Would that include Walter?

"And Mother, too, probably, Louise said, and gave him a look of cold implacable certainty. A look that saw the future."

What she does not see, of course, being only fourteen, is that, if she lives to a normal age, this will in fact be her future--to leave behind, Mother, Father... everyone she knows today.

Walter "would make no more efforts to answer Louise's childish questions about Italy and China. No words were really the right words to answer with. In a a day he'd forget all this. This was a smart child--Louise--but not smart beyond her years. She would forget many things, too."

... and so it goes.

My reading of the opening paragraph, that this would be a plot-driven, intimate personal story against (distant) backdrop of historical natural disaster with (probably) minimal psychological exploration. Idea level: stuff happens and people go about their business. Conventional realism, was mostly right, though there was not much plot (slice -of-life would have been a better call), and I didn't see the interesting way Ford deals with a variant of Adorno's no poetry after the holocaust problem: how to deal with a great historical tragedy in a work of art. In a "Titanic," or a "Sofie's Choice," a few characters are isolated and foregrounded over the historical event. We are left to imagine the whole as an abstraction refracted through the lenses of all those left invisible in the background, absorbed in the representative figures of the story before us--as though it were all one story endlessly replicated, an aesthetic resolution purchased with a reduction that is impossible to justify when held against the reality.
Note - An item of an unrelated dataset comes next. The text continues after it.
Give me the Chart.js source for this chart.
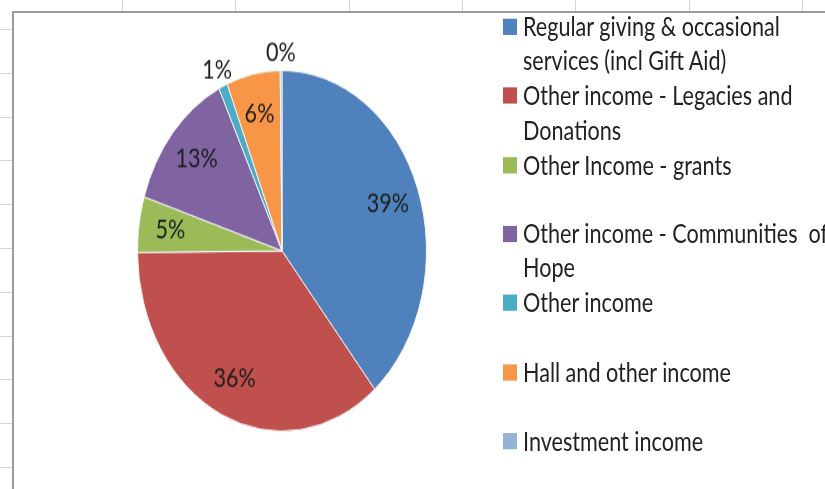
<!DOCTYPE html>
<html>
<head>
<meta charset="utf-8">
<script src="https://cdn.jsdelivr.net/npm/chart.js@4/dist/chart.umd.min.js"></script>
<style>
  body { margin: 0; width: 825px; height: 489px; overflow: hidden; background: #fff; position: relative; font-family: Lato, sans-serif; }
  .grid { position: absolute; background: #d6d6d6; }
  #frame { position: absolute; left: 12px; top: 11px; width: 830px; height: 490px; border-left: 2px solid #9c9c9c; border-top: 2px solid #9c9c9c; background: #fff; }
  /* the reference is stretched vertically, so draw flat and scale up */
  #stretch { position: absolute; left: 0; top: 0; width: 825px; height: 392px; transform: scaleY(1.248); transform-origin: 0 0; }
  #legend { position: absolute; left: 503px; top: 0; }
  .item { position: absolute; left: 0; white-space: pre; font-size: 21.6px; line-height: 27.2px; color: #222; }
  .box { position: absolute; left: 0; width: 14px; height: 13px; }
  .txt { position: absolute; left: 20px; top: 0; }
</style>
</head>
<body>
<div id="frame"></div>
<div id="stretch">
  <canvas id="incomeChart" width="825" height="392"></canvas>
  <div id="legend"></div>
</div>
<script>
// Income breakdown (percent of total)
const categories = [
  ['Regular giving & occasional', 'services (incl Gift Aid)'],
  ['Other income - Legacies and', 'Donations'],
  ['Other Income - grants'],
  ['Other income - Communities  of', 'Hope'],
  ['Other income'],
  ['Hall and other income'],
  ['Investment income']
];
const shares = [39, 36, 5, 13, 1, 6, 0.2];
const colours = ['#4f81bd', '#c0504d', '#9bbb59', '#8064a2', '#4bacc6', '#f79646', '#95b3d7'];

// spreadsheet gridlines peeking out around the chart frame
for (let x = 122; x < 825; x += 113.3) {
  const d = document.createElement('div');
  d.className = 'grid';
  d.style.cssText = 'left:' + x + 'px;top:0;width:1px;height:11px';
  document.body.insertBefore(d, document.body.firstChild);
}
for (let y = 29; y < 489; y += 43.8) {
  const d = document.createElement('div');
  d.className = 'grid';
  d.style.cssText = 'left:0;top:' + y + 'px;width:12px;height:1px';
  document.body.insertBefore(d, document.body.firstChild);
}

// percentage labels, inside big slices and outside tiny ones
const pctLabels = {
  id: 'pctLabels',
  afterDatasetsDraw(chart) {
    const ctx = chart.ctx;
    const data = chart.data.datasets[0].data;
    const total = data.reduce((a, b) => a + b, 0);
    ctx.save();
    ctx.font = '21.6px Lato';
    ctx.fillStyle = '#1e1e1e';
    ctx.textAlign = 'center';
    ctx.textBaseline = 'middle';
    chart.getDatasetMeta(0).data.forEach((arc, i) => {
      const p = arc.getProps(['x', 'y', 'startAngle', 'endAngle', 'outerRadius'], true);
      const pct = data[i] / total * 100;
      const mid = (p.startAngle + p.endAngle) / 2;
      const r = p.outerRadius * (pct < 3 ? 1.1 : 0.78);
      ctx.fillText(Math.round(pct) + '%', p.x + Math.cos(mid) * r, p.y + Math.sin(mid) * r);
    });
    ctx.restore();
  }
};

function buildLegend() {
  const legend = document.getElementById('legend');
  categories.forEach((lines, i) => {
    const mid = 21.6 + 55.3 * i;
    const item = document.createElement('div');
    item.className = 'item';
    item.style.top = (mid - 13.6) + 'px';
    const box = document.createElement('div');
    box.className = 'box';
    box.style.top = '7px';
    box.style.background = colours[i];
    const txt = document.createElement('div');
    txt.className = 'txt';
    txt.textContent = lines.join('\n');
    item.appendChild(box);
    item.appendChild(txt);
    legend.appendChild(item);
  });
}

function createPieChart() {
  const ctx = document.getElementById('incomeChart').getContext('2d');
  new Chart(ctx, {
    type: 'pie',
    data: {
      labels: categories,
      datasets: [{
        data: shares,
        backgroundColor: colours,
        borderColor: '#f4f4f4',
        borderWidth: 1
      }]
    },
    options: {
      responsive: false,
      animation: false,
      devicePixelRatio: 1,
      layout: { padding: { left: 137, right: 398, top: 56, bottom: 46 } },
      plugins: {
        legend: { display: false },
        tooltip: { enabled: false }
      }
    },
    plugins: [pctLabels]
  });
}

window.onload = function() {
  buildLegend();
  createPieChart();
};
</script>
</body>
</html>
Ford's minimalist treatment of the foregrounded story doesn't allow his characters or their "personalized storms" to grow large enough for us to read them as representative figures of the tragedy of Katrina. They are, rather, fragments of that larger, untold and untellable story. Walter and Louise, missing each other, misunderstanding, remind us how little we can understand, how little we can infer from our individual lives about the lives of others, let alone the great forces that sweep us across the pages of history, that drive us from New Orleans to Kenosha from one quickly forgotten day to the next.